When giving treats (especially if Hank has learned any tricks for his treats). Call them to you together - but keep pup away from Hank - even if you have separate them with hands/forearm. Ask for a trick and give Hank his treat first - and right away. DON"T make "him" have to work very hard. Make the pup earn his and always gets seconds.

Good luck.

areias
08-07-2006, 05:18 PM
I also have an Akita/Shep/?? Mix, who is the exact same way when we bring home a new addition. He will let you know he isn't happy for the first couple weeks, but after a while he gets used to it, and seems to enjoy the others company. He dosen't much like to deal with puppy antics, and once the puppy matures he has no problem. He will avoid a puppy at all costs. :rolleyes: I have more of a hands-off approach, I let them figure out their social status. He will put the puppy in its place if need be. However that does not go for all dogs, figure out what works for you. :D

killerpony
08-08-2006, 07:59 AM
thanks for all the great advice.

Bobs Dad;
The way you described akita behavior is exactly the way rocco is. However, he has not displayed any predatory behavior to the pup, Hank. I will consider neutering for the older dog, as well, in an attempt to stop aggression before it happens.

As far as crating is concerned, only the pup is in a crate. Rocco can go pretty much anywhere in the house (not on the furniture). After doing some research yesterday, I decided my best bet was to work with each dog individually and assert my own dominance. I have created a schedule of feeding and walking that I will adhere to strongly. Also, with Rocco (the older dog) I have been doing some exercise and "alone time" which includes obedience and play.
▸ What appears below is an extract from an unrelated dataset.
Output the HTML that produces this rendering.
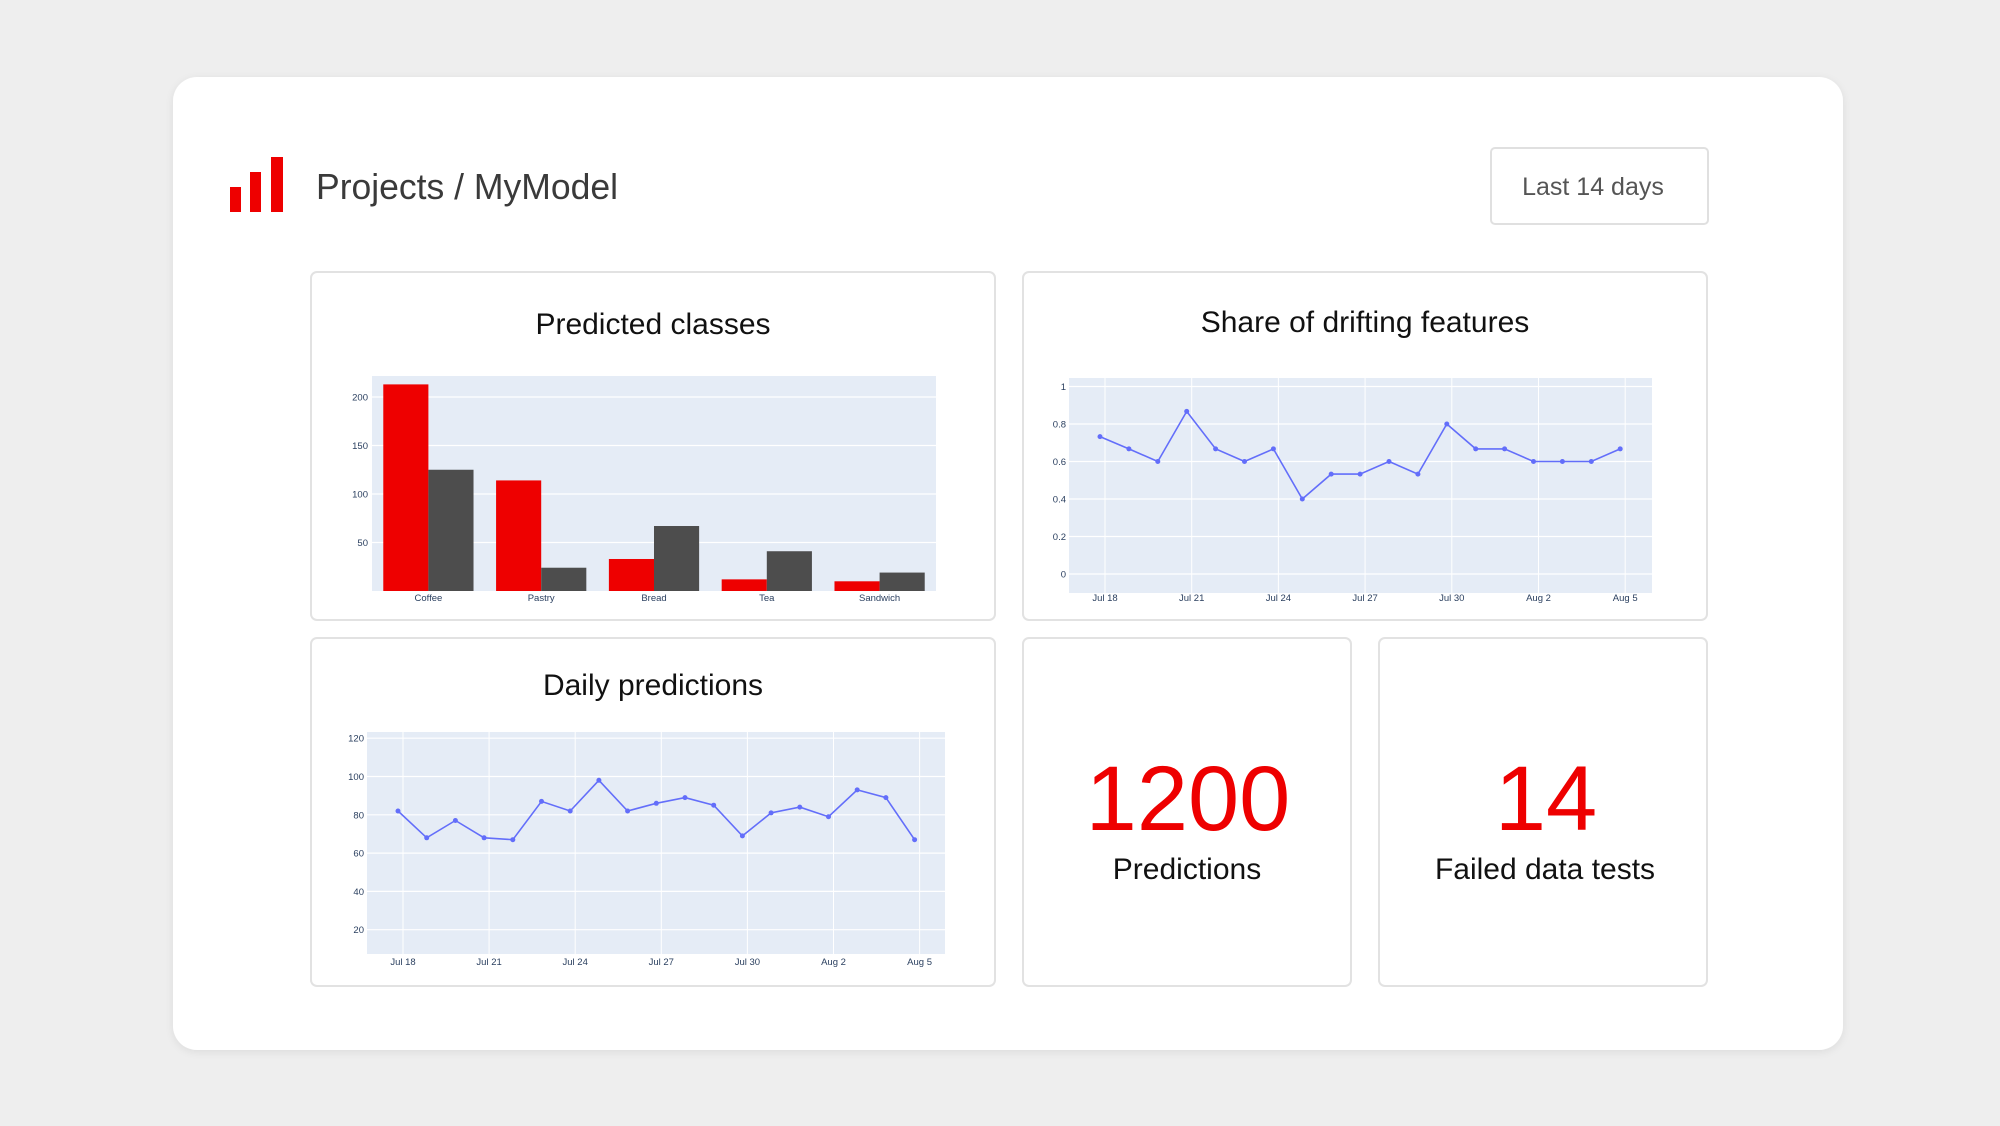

This has already had a big effect. Rocco has been able to stay in the same room as Hank and is not as skittish around the pup. I think that creating clear boundaries has helped him to understand his role in our "pack" and he has been happier for it. My wife is also doing the same routine and has been spending time with Rocco and Hank separately.

Thanks again!

Gino

deegayle
08-08-2006, 09:44 AM
As soon as you can, I would also start walking them together. dogs that walk together will consider themselves part of the pack. make sure they walk by your side and not in front of you. Assert your dominance over both should help to. We have introduced a puppy to our Jack Russell and he was very put out for a while. now they are friends though they still fight over the same toys. yeah, they are just like kids aren't they?